According to researchers at Germany's University of Erlangen (via ZDNeT), the way that the keys are generated – with a combination of a short English word along with random numbers – is predictable to the point where the researchers are able to crack the hotspot password in less than a minute.
In their paper, the three researchers detail the process that they used to figure out the weak spots in the hotspot's protection. Apple's word list uses approximately 52,500 entries, so initially, cracking the hotspot took almost 50 minutes. After finding a WiFi connection, the researchers used an AMD Radeon HD 6990 GPU to run through word and number combinations.

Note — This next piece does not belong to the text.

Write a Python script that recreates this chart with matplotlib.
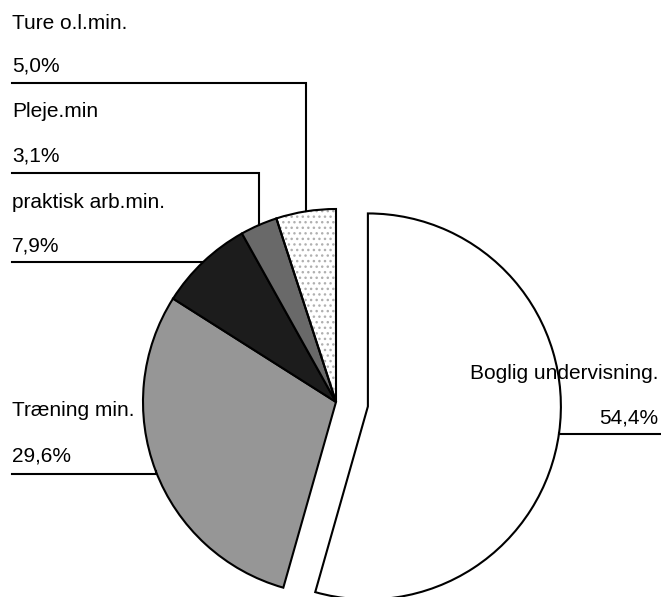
import numpy as np
import matplotlib
matplotlib.use("Agg")
import matplotlib.pyplot as plt
from matplotlib.patches import Wedge

# ---- data ----
labels = ["Boglig undervisning.", "Træning min.", "praktisk arb.min.", "Pleje.min", "Ture o.l.min."]
values = [54.4, 29.6, 7.9, 3.1, 5.0]
pct_labels = ["54,4%", "29,6%", "7,9%", "3,1%", "5,0%"]

# ---- style ----
colors = ["white", "#969696", "#1c1c1c", "#696969", "white"]
explode = [32.2, 0, 0, 0, 0]  # offset in pixel-like data units

W, H = 661, 597
fig = plt.figure(figsize=(W / 100, H / 100), dpi=100)
ax = fig.add_axes([0, 0, 1, 1])
plt.rcParams['font.family'] = ['Liberation Sans', 'DejaVu Sans']

center = (336, H - 402)
radius = 193
wedges, _ = ax.pie(values, colors=colors, explode=explode, startangle=90,
                   counterclock=False, center=center, radius=radius,
                   wedgeprops=dict(edgecolor="black", linewidth=1.5))
ax.set_xlim(0, W)
ax.set_ylim(0, H)
ax.set_aspect("equal")
ax.axis("off")

# dotted fill for "Ture"
tw = wedges[4]
tw.set_facecolor("none")
dots = Wedge(tw.center, tw.r, tw.theta1, tw.theta2, facecolor="white",
             edgecolor="#b0b0b0", hatch="...", linewidth=0, zorder=0.5)
ax.add_patch(dots)

fs = 15
# label layout: (text x, name baseline y px, pct baseline y px, line y px, side)
layout = {
    0: (658, 379, 423, 434, "right"),
    1: (12, 416, 461, 474, "left"),
    2: (12, 208, 251, 262, "left"),
    3: (12, 117, 161, 173, "left"),
    4: (12, 29, 72, 83, "left"),
}
for i, w in enumerate(wedges):
    tx, ny, py, ly, side = layout[i]
    ang = np.deg2rad((w.theta1 + w.theta2) / 2)
    ex = w.center[0] + w.r * np.cos(ang)
    ey = w.center[1] + w.r * np.sin(ang)
    ha = "left" if side == "left" else "right"
    ax.text(tx, H - ny, labels[i], fontsize=fs, ha=ha, va="baseline")
    ax.text(tx, H - py, pct_labels[i], fontsize=fs, ha=ha, va="baseline")
    x0 = 12 if side == "left" else W
    ax.plot([x0, ex, ex], [H - ly, H - ly, ey], color="black", lw=1.5,
            solid_joinstyle="miter", zorder=3)

fig.savefig("out.png", dpi=100, facecolor="white")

"This list consists of around 52,500 entries, and was originated from an open-source Scrabble crossword game. Using this unofficial Scrabble word list within offline dictionary attacks, we already had a 100 percent success rate of cracking any arbitrary iOS hotspot default password," the researchers wrote.
The team discovered that only a small set of Apple's larger word list was being used, so with GPU cluster of four AMD Radeon HD 7970s, they narrowed their iOS-generated hotspot password cracking time down to just 50 seconds. In the paper, the team goes on to criticize Apple's password generation standards, suggesting that system generated passwords be composed of random letters and numbers.
"In the context of mobile hotspots, there is no need to create easily memorizable passwords. After a device has been paired once by typing out the displayed hotspot password, the entered credentials are usually cached within the associating device, and are reused within subsequent connections," the paper states.
"System-generated passwords should be reasonably long, and should use a reasonably large character set. Consequently, hotspot passwords should be composed of completely random sequences of letters, numbers, and special characters."
As noted by ZDNet though Apple's password generation system is flawed, it is a more robust solution than what is used by other companies like Microsoft. For example, the Windows 8 phone utilizes default passwords that consist of eight digit numbers.
To avoid a weak iPhone hotspot password, users can still choose to use passwords of their own creation, which should contain a sequence of random numbers and letters for enhanced security.